Where to next? Let's check the dashboard while keeping our eyes on the road ahead.
All the major equity indices closed higher Thursday with positive internals.
While no violations of resistance or trend were registered, the S&P 500 (see below), DJIA, Nasdaq Composite and Nasdaq 100 all saw successful tests of their near-term support levels and closed near their intraday highs. However, they have been making a series of lower intraday highs from their Oct. 12 peaks.
All the indices remain in near-term neutral trends except for the Dow Jones Transports and Value Line Arithmetic Index, which remain bullish.
Breadth improved slightly, which was sufficient to shift the cumulative advance/decline lines for the All Exchange, NYSE and Nasdaq from negative to neutral.

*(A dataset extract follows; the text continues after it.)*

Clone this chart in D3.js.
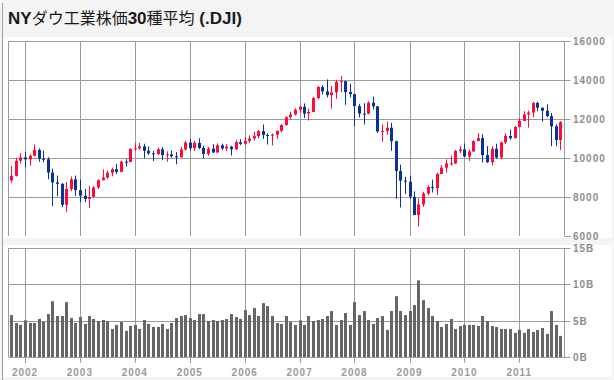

All the index charts remain on bearish stochastic crossover signals.
The data are little changed.
The one-day McClellan Overbought/Oversold Oscillators remain neutral (All Exchange: -1.49 NYSE: +0.94 Nasdaq: -3.82).
Psychology continues to be of some concern, as the Open Insider Buy/Sell Ratio lifted to a neutral 39.8, while the Rydex Ratio (contrarian indicator) remains bearish with the leveraged ETF traders extended in their leveraged long exposure at a bearish 1.12 and this week's Investors Intelligence Bear/Bull Ratio (contrary indicator) staying bearish at 21.2/56.6.
We continue to monitor the high levels of bullish opinions on the part of investment advisors and leveraged ETF traders as potential cautionary signals as they leave little room for disappointment on their part, in our view.
The valuation gap remains extended with the S&P 500 trading at a P/E multiple of 22.2x consensus forward 12-month earnings estimates from Bloomberg of $155.76 per share, while the "rule of 20" finds fair value at 19.2x.
The S&P's forward earnings yield is 4.54% and the 10-year Treasury yield rose further to 0.85%.
We have yet to see enough evidence presented to alter our current near-term "neutral" outlook for the equity markets.